Forge from the configured source:

fluid forge data-model from-source \
  --source snowflake \
  --credential-id snowflake-prod \
  --database BIZ_LAB \
  --schema SEEDED \
  --tables CUSTOMER ORDER_LINE PRODUCT \
  --technique data-vault-2 \
  -o biz_lab.fluid.yaml \
  --emit-osi-sidecar

If running on cloud infrastructure with workload identity, opt in explicitly:

fluid forge data-model from-source \
  --source bigquery \
  --database analytics-prod \
  --schema sales_mart \
  --allow-metadata-service \
  -o sales_mart.fluid.yaml

Catalog credentials are separate from LLM provider credentials. --credential-id refers to the source credential created by fluid ai setup --source ....

Flow 7: Review, Diff, Learn

Review the logical sidecar before finalizing:

EDITOR=vim fluid forge data-model from-intent retail.intent.yaml \
  -o customer_orders.fluid.yaml \
  --review

Compare two forged sidecars:

fluid forge data-model diff old.model.json new.model.json

Teach memory from a human-edited version:

fluid forge data-model learn \
  --before customer_orders.fluid.yaml.model.json \
  --after customer_orders.reviewed.fluid.yaml.model.json

Use memory intentionally:

fluid forge --save-memory
fluid forge --no-memory
FLUID_COPILOT_SEMANTIC_MEMORY=1 \
  fluid forge data-model from-intent retail.intent.yaml -o customer_orders.fluid.yaml

Memory should store preferences and summaries, not raw data or credentials.

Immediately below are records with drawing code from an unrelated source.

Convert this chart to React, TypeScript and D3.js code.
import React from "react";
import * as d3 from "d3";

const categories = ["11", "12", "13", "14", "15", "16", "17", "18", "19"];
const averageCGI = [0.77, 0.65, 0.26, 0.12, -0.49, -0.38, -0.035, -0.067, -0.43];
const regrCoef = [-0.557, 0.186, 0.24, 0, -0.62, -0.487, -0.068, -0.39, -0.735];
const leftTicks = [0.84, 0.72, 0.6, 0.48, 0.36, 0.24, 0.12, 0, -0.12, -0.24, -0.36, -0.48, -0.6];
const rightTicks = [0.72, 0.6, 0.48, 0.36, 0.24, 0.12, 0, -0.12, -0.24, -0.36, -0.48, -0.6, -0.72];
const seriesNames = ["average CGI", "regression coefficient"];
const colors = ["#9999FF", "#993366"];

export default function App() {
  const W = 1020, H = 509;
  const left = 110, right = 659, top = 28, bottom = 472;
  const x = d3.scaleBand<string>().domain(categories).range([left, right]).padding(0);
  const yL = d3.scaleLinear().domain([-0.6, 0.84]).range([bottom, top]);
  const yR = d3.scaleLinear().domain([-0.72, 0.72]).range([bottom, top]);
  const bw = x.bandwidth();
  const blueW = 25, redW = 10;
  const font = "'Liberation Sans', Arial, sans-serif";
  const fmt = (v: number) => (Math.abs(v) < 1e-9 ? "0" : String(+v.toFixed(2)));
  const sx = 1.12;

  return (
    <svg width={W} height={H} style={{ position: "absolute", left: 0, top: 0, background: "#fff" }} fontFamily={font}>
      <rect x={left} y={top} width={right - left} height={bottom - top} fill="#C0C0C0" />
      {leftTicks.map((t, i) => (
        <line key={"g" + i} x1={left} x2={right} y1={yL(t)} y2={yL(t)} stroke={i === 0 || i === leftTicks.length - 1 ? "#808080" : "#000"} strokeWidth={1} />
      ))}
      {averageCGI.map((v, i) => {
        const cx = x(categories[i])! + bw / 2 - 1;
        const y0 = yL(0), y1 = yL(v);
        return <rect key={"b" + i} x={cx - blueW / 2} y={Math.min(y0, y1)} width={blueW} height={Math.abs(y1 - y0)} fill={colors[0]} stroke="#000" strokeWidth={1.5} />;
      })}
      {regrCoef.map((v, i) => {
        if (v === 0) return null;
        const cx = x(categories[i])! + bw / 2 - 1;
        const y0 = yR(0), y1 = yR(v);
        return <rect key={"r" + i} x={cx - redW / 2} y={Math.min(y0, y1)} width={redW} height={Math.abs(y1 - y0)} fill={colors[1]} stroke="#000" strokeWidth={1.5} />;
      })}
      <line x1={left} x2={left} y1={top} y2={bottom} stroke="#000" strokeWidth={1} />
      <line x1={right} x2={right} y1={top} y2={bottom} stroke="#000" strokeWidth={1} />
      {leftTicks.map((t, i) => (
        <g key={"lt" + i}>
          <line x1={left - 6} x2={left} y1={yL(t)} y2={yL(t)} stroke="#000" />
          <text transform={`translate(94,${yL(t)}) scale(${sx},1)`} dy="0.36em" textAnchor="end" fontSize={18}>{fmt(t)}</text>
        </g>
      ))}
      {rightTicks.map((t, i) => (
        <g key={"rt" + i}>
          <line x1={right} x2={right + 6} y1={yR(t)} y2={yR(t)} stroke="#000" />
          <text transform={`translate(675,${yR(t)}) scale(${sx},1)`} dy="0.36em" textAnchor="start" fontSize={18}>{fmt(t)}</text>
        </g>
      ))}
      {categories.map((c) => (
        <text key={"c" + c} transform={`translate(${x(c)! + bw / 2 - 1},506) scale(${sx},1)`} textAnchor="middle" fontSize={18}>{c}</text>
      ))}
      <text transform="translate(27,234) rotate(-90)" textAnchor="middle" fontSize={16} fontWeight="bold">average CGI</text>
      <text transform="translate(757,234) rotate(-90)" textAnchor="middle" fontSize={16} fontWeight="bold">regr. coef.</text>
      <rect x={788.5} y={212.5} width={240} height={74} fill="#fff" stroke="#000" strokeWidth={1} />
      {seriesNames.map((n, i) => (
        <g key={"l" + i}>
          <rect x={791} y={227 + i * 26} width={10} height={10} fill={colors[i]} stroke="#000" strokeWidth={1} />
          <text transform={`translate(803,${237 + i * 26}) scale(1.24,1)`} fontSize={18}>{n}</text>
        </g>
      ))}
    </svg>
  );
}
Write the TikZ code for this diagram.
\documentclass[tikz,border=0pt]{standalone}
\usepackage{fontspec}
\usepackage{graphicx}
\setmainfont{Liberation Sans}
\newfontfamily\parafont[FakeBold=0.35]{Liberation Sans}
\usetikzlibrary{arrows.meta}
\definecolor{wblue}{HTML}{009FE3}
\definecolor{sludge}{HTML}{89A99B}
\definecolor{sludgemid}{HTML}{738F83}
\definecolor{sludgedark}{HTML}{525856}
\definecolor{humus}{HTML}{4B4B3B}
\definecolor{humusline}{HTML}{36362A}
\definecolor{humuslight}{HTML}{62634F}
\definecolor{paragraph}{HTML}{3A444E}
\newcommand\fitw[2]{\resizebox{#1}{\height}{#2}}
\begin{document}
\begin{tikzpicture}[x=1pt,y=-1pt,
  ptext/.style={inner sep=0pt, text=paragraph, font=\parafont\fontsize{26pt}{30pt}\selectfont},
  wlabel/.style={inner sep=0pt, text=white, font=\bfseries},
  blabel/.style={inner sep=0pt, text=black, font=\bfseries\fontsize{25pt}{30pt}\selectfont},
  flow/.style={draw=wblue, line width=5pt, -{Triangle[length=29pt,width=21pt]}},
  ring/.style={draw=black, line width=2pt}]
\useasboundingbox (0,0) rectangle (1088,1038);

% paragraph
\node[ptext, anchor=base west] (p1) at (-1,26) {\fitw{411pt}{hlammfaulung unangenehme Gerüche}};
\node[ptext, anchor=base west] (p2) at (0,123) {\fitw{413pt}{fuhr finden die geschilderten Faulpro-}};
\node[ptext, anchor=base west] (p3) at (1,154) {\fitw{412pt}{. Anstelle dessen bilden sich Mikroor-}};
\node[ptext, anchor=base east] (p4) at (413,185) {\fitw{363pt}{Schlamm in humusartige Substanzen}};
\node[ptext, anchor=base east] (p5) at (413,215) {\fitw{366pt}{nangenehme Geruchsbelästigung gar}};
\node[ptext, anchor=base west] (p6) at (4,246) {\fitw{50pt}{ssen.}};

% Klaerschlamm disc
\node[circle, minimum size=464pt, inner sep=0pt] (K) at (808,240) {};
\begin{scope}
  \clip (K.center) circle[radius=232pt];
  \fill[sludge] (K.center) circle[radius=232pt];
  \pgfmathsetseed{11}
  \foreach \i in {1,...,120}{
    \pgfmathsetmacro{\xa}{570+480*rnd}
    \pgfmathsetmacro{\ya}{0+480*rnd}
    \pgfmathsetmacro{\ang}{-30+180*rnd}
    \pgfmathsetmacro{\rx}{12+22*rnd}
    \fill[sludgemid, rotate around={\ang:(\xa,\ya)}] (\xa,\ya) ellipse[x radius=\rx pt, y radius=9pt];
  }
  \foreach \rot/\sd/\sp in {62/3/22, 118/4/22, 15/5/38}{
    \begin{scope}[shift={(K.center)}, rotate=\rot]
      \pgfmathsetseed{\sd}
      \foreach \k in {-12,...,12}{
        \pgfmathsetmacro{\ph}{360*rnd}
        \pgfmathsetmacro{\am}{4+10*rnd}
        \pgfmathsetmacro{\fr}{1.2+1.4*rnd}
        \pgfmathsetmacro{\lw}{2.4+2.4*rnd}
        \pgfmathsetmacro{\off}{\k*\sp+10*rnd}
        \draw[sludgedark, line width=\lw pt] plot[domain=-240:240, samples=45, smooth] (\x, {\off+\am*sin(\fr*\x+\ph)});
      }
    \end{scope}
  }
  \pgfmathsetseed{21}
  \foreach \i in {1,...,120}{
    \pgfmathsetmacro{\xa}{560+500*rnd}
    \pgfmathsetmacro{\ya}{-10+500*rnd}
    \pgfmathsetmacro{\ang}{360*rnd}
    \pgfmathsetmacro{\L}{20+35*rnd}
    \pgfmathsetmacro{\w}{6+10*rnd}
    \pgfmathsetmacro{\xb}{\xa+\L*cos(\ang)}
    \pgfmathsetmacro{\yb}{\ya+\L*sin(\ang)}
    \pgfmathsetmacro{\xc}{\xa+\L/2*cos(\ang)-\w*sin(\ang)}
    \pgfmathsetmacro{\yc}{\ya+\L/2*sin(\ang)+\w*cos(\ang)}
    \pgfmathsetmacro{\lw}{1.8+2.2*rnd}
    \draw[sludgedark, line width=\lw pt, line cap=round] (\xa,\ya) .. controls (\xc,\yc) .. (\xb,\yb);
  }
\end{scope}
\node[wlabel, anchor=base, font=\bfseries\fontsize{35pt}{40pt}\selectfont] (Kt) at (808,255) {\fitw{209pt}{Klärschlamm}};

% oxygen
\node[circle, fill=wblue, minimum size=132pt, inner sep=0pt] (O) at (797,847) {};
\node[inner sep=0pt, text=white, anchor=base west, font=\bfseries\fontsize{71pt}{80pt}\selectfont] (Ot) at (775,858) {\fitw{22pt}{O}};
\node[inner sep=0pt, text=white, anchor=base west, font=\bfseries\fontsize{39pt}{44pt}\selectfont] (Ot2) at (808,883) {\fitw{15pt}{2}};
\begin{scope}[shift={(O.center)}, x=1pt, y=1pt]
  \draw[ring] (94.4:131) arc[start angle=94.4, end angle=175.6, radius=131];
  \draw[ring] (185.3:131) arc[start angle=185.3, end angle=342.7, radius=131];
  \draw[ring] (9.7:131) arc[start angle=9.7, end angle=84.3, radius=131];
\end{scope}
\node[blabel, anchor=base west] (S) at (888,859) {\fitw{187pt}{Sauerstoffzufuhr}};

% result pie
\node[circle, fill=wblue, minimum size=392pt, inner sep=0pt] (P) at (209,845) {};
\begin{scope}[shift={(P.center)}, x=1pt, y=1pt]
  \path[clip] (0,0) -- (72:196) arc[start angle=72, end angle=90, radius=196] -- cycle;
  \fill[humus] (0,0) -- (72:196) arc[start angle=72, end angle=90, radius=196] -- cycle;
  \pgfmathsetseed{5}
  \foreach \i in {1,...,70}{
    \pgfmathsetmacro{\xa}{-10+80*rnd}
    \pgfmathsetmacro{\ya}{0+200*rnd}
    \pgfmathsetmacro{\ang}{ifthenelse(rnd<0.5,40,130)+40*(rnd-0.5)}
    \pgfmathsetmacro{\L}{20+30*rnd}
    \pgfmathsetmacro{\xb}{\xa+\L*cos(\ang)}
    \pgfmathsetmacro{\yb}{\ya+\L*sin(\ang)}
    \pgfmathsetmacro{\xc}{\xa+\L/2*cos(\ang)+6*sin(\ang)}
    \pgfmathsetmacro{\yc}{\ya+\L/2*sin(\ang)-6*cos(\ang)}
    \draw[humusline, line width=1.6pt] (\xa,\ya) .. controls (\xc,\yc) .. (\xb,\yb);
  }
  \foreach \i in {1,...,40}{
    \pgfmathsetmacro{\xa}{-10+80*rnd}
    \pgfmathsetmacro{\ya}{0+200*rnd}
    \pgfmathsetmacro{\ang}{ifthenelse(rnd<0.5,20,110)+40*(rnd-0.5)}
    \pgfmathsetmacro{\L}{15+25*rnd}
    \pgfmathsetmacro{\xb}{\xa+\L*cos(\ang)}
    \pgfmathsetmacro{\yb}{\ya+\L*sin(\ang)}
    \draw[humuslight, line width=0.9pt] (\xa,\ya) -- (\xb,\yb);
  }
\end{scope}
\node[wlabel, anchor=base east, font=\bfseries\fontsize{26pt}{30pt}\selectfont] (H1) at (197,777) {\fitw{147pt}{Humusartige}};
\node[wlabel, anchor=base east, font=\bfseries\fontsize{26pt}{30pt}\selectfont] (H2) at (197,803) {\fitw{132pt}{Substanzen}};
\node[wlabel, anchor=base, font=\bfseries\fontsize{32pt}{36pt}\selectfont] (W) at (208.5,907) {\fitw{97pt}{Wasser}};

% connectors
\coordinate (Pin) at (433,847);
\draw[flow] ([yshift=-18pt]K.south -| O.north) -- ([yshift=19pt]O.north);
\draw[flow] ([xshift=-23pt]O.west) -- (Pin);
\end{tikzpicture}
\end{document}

Flow 8: Add Scheduling Only When Needed

dbt generation and scheduling are separate:

fluid generate transformation customer_orders.fluid.yaml \
  -o ./dbt_customer_orders \
  --dbt-validate

If the contract includes or you choose a scheduler, generate it explicitly:

fluid generate schedule customer_orders.fluid.yaml \
  --scheduler airflow \
  -o ./dags \
  --overwrite

Use none during interviews when the team already has its own scheduler or only wants model/dbt artifacts.

What To Commit

Usually commit:

The intent file when it is part of the design record.
*.fluid.yaml.
*.model.json.
*.model.md.
*.semantics.osi.yaml when semantic sidecars are part of your review flow.
Generated dbt SQL when this repo owns transformation code.

Do not commit:

API keys, tokens, passwords, or private keys.
~/.fluid/ contents.
.fluid/store/ memory/cache data unless your team has explicitly decided to version a sanitized team memory file.
dbt logs, target/, or local profile secrets.

Troubleshooting

Symptom	What to do
`--require-llm` fails	Check provider env var, `fluid ai status`, model name, network, and quota.
Prompt asks about scheduling after you said no	Treat it as a UX bug and report the exact transcript; transformation and scheduler are separate decisions.
No `.model.md` written	Ensure `--no-emit-model-doc` was not passed. The default is to emit it.
dbt output is empty	This should fail. Re-run with `--dbt-validate` and inspect the model sidecar.
dbt source not found	Add source hints in intent or forge from a catalog source so `models/sources.yml` can be generated correctly.
You want CI without AI	Use deterministic checked-in artifacts: `validate`, `generate`, `plan`, `apply`. Do not require live LLM calls in production CI.